start

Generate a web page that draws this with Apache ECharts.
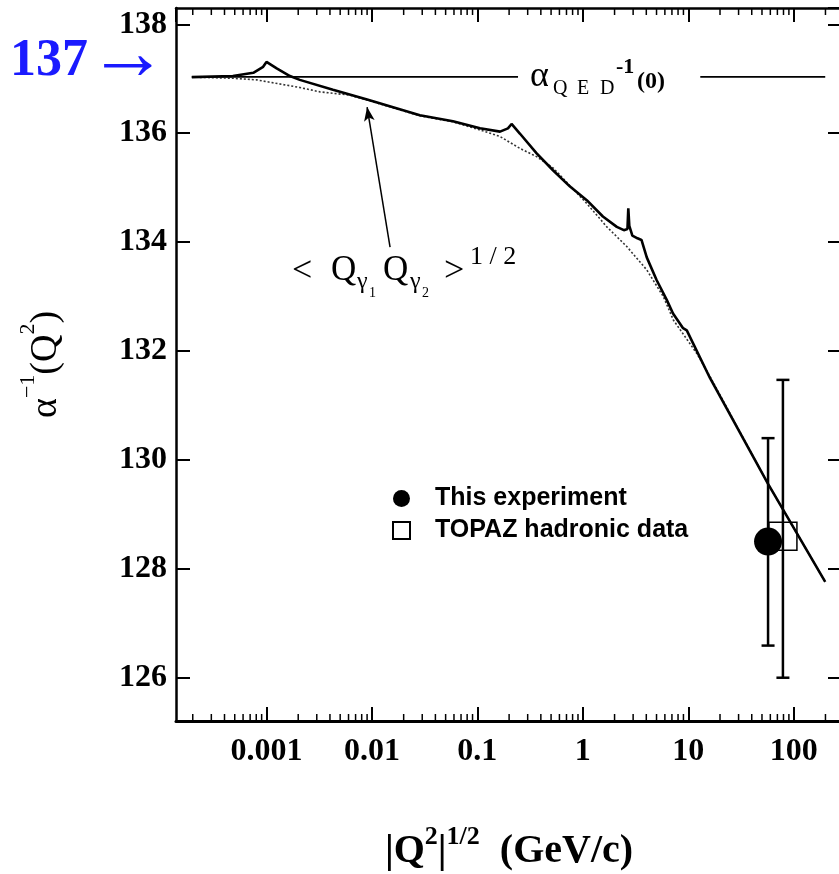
<!DOCTYPE html>
<html>
<head>
<meta charset="utf-8">
<script src="https://cdn.jsdelivr.net/npm/echarts@6/dist/echarts.min.js"></script>
<style>
html, body { margin: 0; padding: 0; background: #fff; }
#chart { width: 839px; height: 874px; }
</style>
</head>
<body>
<div id="chart"></div>
<script>
// axis ranges
var xMin = 1.387e-4, xMax = 287;
var yMin = 125.205, yMax = 138.30;
var xTickLabels = ['0.001', '0.01', '0.1', '1', '10', '100'];
var minorDecades = [1e-4, 1e-3, 1e-2, 1e-1, 1, 10, 100];
var minorMult = [2, 3, 4, 5, 6, 7, 8, 9];

// running alpha (solid, with thresholds)
var solidQ = [1.96e-4, 4.8e-4, 7.5e-4, 9.3e-4, 1.0e-3, 1.25e-3, 1.67e-3, 2.07e-3, 4.27e-3, 9.0e-3,
  0.0285, 0.0587, 0.106, 0.164, 0.195, 0.211, 0.254, 0.365, 0.521, 0.756,
  1.09, 1.55, 2.1, 2.45, 2.65, 2.70, 2.76, 2.95, 3.3, 3.6, 4.04, 5.02, 6.25, 7.17, 8.93, 9.68,
  16.1, 57.1, 199];
var solidAlpha = [137.03, 137.05, 137.11, 137.22, 137.31, 137.19, 137.05, 136.98, 136.80, 136.62,
  136.33, 136.22, 136.09, 136.03, 136.09, 136.17, 135.99, 135.63, 135.32, 135.02,
  134.77, 134.47, 134.28, 134.22, 134.24, 134.62, 134.30, 134.12, 134.07, 134.04, 133.72, 133.30, 132.94, 132.69, 132.42, 132.38,
  131.50, 129.56, 127.76];

// <Q1 Q2>^1/2 curve (dotted)
var dotQ = [1.96e-4, 4.8e-4, 8.05e-4, 2.07e-3, 3.21e-3, 6.18e-3, 9.0e-3, 0.0285, 0.0587, 0.106,
  0.164, 0.254, 0.365, 0.525, 1.09, 1.69, 2.61, 4.04, 5.8, 7.22, 12.0, 16.1, 57.1, 199];
var dotAlpha = [137.03, 137.01, 136.98, 136.84, 136.76, 136.70, 136.61, 136.32, 136.21, 136.06,
  135.94, 135.72, 135.57, 135.36, 134.71, 134.28, 133.92, 133.49, 133.0, 132.57, 131.96, 131.53, 129.56, 127.76];

// alpha_QED^-1(0) reference line, broken for its label
var refQ = [1.96e-4, 0.243, 1, 13.0, 199];
var refAlpha = [137.036, 137.036, '-', 137.036, 137.036];

// measurements
var expQ = [57.1], expAlpha = [128.5];
var topazQ = [79], topazAlpha = [128.6];
var errQ = [57.1, 79], errLow = [126.59, 126.0], errHigh = [130.40, 131.47];

// annotation arrow (tail, head) in data units
var arrowQ = [0.01486, 0.0090], arrowAlpha = [133.91, 136.48];

function zip(xs, ys) {
    return xs.map(function (x, i) { return [x, ys[i]]; });
}

var minorTicks = [];
minorDecades.forEach(function (d) {
    minorMult.forEach(function (m) {
        var v = d * m;
        if (v > xMin && v < xMax) minorTicks.push([v, yMin]);
    });
});

var chart = echarts.init(document.getElementById('chart'));
var serif = '"Liberation Serif", "Times New Roman", serif';
var ink = '#000';

function axisSide(pos, isX) {
    var a = {
        position: pos,
        min: isX ? xMin : yMin,
        max: isX ? xMax : yMax,
        axisLine: { show: true, onZero: false, lineStyle: { color: ink, width: 2.5 } },
        axisTick: { show: true, inside: true, length: 14, lineStyle: { color: ink, width: 2 } },
        axisLabel: { show: false },
        splitLine: { show: false }
    };
    if (isX) { a.type = 'log'; a.logBase = 10; a.splitNumber = 6; }
    else { a.type = 'value'; a.splitNumber = 6; }
    return a;
}

var xBottom = axisSide('bottom', true);
xBottom.axisLine.lineStyle.width = 3;
xBottom.axisLabel = {
    show: true, margin: 15, color: ink, fontFamily: serif, fontWeight: 'bold', fontSize: 32,
    showMinLabel: false, showMaxLabel: false,
    formatter: function (v) {
        var l = Math.log10(v), e = Math.round(l);
        if (Math.abs(l - e) > 1e-6) return '';
        return xTickLabels[e + 3] || '';
    }
};
xBottom.name = '{a||Q}{s|2}{a||}{s|1/2}{a|  (GeV/c)}';
xBottom.nameLocation = 'middle';
xBottom.nameGap = 103;
xBottom.nameTextStyle = {
    color: ink, fontFamily: serif, fontWeight: 'bold', fontSize: 40,
    rich: {
        a: { color: ink, fontFamily: serif, fontWeight: 'bold', fontSize: 40, lineHeight: 48, verticalAlign: 'bottom' },
        s: { color: ink, fontFamily: serif, fontWeight: 'bold', fontSize: 26, lineHeight: 26, verticalAlign: 'top' }
    }
};

var xTop = axisSide('top', true);

var yLeft = axisSide('left', false);
yLeft.axisLabel = {
    show: true, margin: 9, color: ink, fontFamily: serif, fontWeight: 'bold', fontSize: 32,
    showMinLabel: false, showMaxLabel: false,
    formatter: function (v) {
        return Math.abs(v - Math.round(v)) > 1e-6 ? '' : String(Math.round(v));
    }
};
yLeft.name = '{a|α}{s|−1}{a|(Q}{s|2}{a|)}';
yLeft.nameLocation = 'middle';
yLeft.nameRotate = 90;
yLeft.nameGap = 111;
yLeft.nameTextStyle = {
    color: ink, fontFamily: serif, fontSize: 38,
    rich: {
        a: { color: ink, fontFamily: serif, fontSize: 38, lineHeight: 48, verticalAlign: 'bottom' },
        s: { color: ink, fontFamily: serif, fontSize: 22, lineHeight: 22, verticalAlign: 'top' }
    }
};

var yRight = axisSide('right', false);

function renderMinor(params, api) {
    var x = api.coord([api.value(0), yMin])[0];
    var cs = params.coordSys;
    var st = { stroke: ink, lineWidth: 1.5 };
    var b = cs.y + cs.height, t = cs.y;
    return {
        type: 'group',
        children: [
            { type: 'line', shape: { x1: x, y1: b, x2: x, y2: b - 7 }, style: st },
            { type: 'line', shape: { x1: x, y1: t, x2: x, y2: t + 7 }, style: st }
        ]
    };
}

function renderErrorBar(params, api) {
    var x = api.value(0);
    var lo = api.coord([x, api.value(1)]);
    var hi = api.coord([x, api.value(2)]);
    var half = 6.5;
    var st = { stroke: ink, lineWidth: 2.5 };
    return {
        type: 'group',
        children: [
            { type: 'line', shape: { x1: lo[0], y1: lo[1], x2: hi[0], y2: hi[1] }, style: st },
            { type: 'line', shape: { x1: lo[0] - half, y1: lo[1], x2: lo[0] + half, y2: lo[1] }, style: st },
            { type: 'line', shape: { x1: hi[0] - half, y1: hi[1], x2: hi[0] + half, y2: hi[1] }, style: st }
        ]
    };
}

function txt(x, y, text, font, fill) {
    return {
        type: 'text', x: x, y: y, silent: true,
        style: { text: text, font: font, fill: fill || ink, align: 'left', verticalAlign: 'middle' }
    };
}

var option = {
    animation: false,
    backgroundColor: '#fff',
    grid: { left: 176, top: 8, width: 666, height: 713, outerBoundsMode: 'none', containLabel: false },
    xAxis: [xBottom, xTop],
    yAxis: [yLeft, yRight],
    legend: {
        orient: 'vertical', left: 392, top: 486, padding: 0,
        itemWidth: 17, itemHeight: 17, itemGap: 7, selectedMode: false,
        textStyle: { color: ink, fontFamily: '"Liberation Sans", Arial, sans-serif', fontWeight: 'bold', fontSize: 25, padding: [0, 0, 0, 20] },
        data: ['This experiment', 'TOPAZ hadronic data']
    },
    series: [
        {
            type: 'custom', name: 'minor', silent: true, renderItem: renderMinor,
            data: minorTicks, encode: { x: 0, y: 1 }, z: 5
        },
        {
            type: 'line', name: 'ref', data: zip(refQ, refAlpha), showSymbol: false, silent: true,
            lineStyle: { color: ink, width: 1.8 }, z: 2,
            markLine: {
                silent: true, animation: false, symbolSize: [0, 14],
                label: { show: false },
                lineStyle: { color: ink, width: 1.5, type: 'solid' },
                data: [[
                    { coord: [arrowQ[0], arrowAlpha[0]], symbol: 'none' },
                    { coord: [arrowQ[1], arrowAlpha[1]], symbol: 'arrow', symbolSize: [8, 14] }
                ]]
            }
        },
        {
            type: 'line', name: 'dotted', data: zip(dotQ, dotAlpha), showSymbol: false, silent: true,
            lineStyle: { color: '#333', width: 1.6, type: [2, 2] }, z: 2
        },
        {
            type: 'line', name: 'running', data: zip(solidQ, solidAlpha), showSymbol: false, silent: true,
            lineStyle: { color: ink, width: 2.6 }, z: 3
        },
        {
            type: 'custom', name: 'errors', silent: true, renderItem: renderErrorBar,
            data: errQ.map(function (q, i) { return [q, errLow[i], errHigh[i]]; }),
            encode: { x: 0, y: [1, 2] }, z: 4
        },
        {
            type: 'scatter', name: 'TOPAZ hadronic data', data: zip(topazQ, topazAlpha),
            symbol: 'rect', symbolSize: 28, silent: true,
            itemStyle: { color: 'rgba(0,0,0,0)', borderColor: ink, borderWidth: 1.5, opacity: 1 }, z: 5
        },
        {
            type: 'scatter', name: 'This experiment', data: zip(expQ, expAlpha),
            symbol: 'circle', symbolSize: 28, silent: true,
            itemStyle: { color: ink, opacity: 1 }, z: 6
        }
    ],
    graphic: [
        txt(10, 62, '137', 'bold 52px ' + serif, '#1a1aff'),
        txt(88, 58, '→', 'bold 80px ' + serif, '#1a1aff'),
        // alpha_QED^-1(0)
        txt(530, 77, 'α', '36px ' + serif),
        txt(553, 89, 'Q', '20px ' + serif),
        txt(577, 89, 'E', '20px ' + serif),
        txt(600, 89, 'D', '20px ' + serif),
        txt(616, 67, '-1', 'bold 22px ' + serif),
        txt(637, 82, '(0)', 'bold 24px ' + serif),
        // < Q_g1 Q_g2 >^1/2
        txt(292, 272, '<', '36px ' + serif),
        txt(331, 271, 'Q', '35px ' + serif),
        txt(357, 282, 'γ', '24px ' + serif),
        txt(369, 293, '1', '14px ' + serif),
        txt(383, 271, 'Q', '35px ' + serif),
        txt(410, 282, 'γ', '24px ' + serif),
        txt(422, 293, '2', '14px ' + serif),
        txt(444, 272, '>', '36px ' + serif),
        txt(470, 257, '1 / 2', '26px ' + serif)
    ]
};

chart.setOption(option);
window.onresize = function () { chart.resize(); };
</script>
</body>
</html>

end

**PROBLEM TO WORK ON**: Write out again exactly the lines from the start of the data above through the line containing "131.50, 129.56, 127.76];", inclusive, excluding any pictures.

**OUTPUT OF THE EXERCISE**:
Generate a web page that draws this with Apache ECharts.
<!DOCTYPE html>
<html>
<head>
<meta charset="utf-8">
<script src="https://cdn.jsdelivr.net/npm/echarts@6/dist/echarts.min.js"></script>
<style>
html, body { margin: 0; padding: 0; background: #fff; }
#chart { width: 839px; height: 874px; }
</style>
</head>
<body>
<div id="chart"></div>
<script>
// axis ranges
var xMin = 1.387e-4, xMax = 287;
var yMin = 125.205, yMax = 138.30;
var xTickLabels = ['0.001', '0.01', '0.1', '1', '10', '100'];
var minorDecades = [1e-4, 1e-3, 1e-2, 1e-1, 1, 10, 100];
var minorMult = [2, 3, 4, 5, 6, 7, 8, 9];

// running alpha (solid, with thresholds)
var solidQ = [1.96e-4, 4.8e-4, 7.5e-4, 9.3e-4, 1.0e-3, 1.25e-3, 1.67e-3, 2.07e-3, 4.27e-3, 9.0e-3,
  0.0285, 0.0587, 0.106, 0.164, 0.195, 0.211, 0.254, 0.365, 0.521, 0.756,
  1.09, 1.55, 2.1, 2.45, 2.65, 2.70, 2.76, 2.95, 3.3, 3.6, 4.04, 5.02, 6.25, 7.17, 8.93, 9.68,
  16.1, 57.1, 199];
var solidAlpha = [137.03, 137.05, 137.11, 137.22, 137.31, 137.19, 137.05, 136.98, 136.80, 136.62,
  136.33, 136.22, 136.09, 136.03, 136.09, 136.17, 135.99, 135.63, 135.32, 135.02,
  134.77, 134.47, 134.28, 134.22, 134.24, 134.62, 134.30, 134.12, 134.07, 134.04, 133.72, 133.30, 132.94, 132.69, 132.42, 132.38,
  131.50, 129.56, 127.76];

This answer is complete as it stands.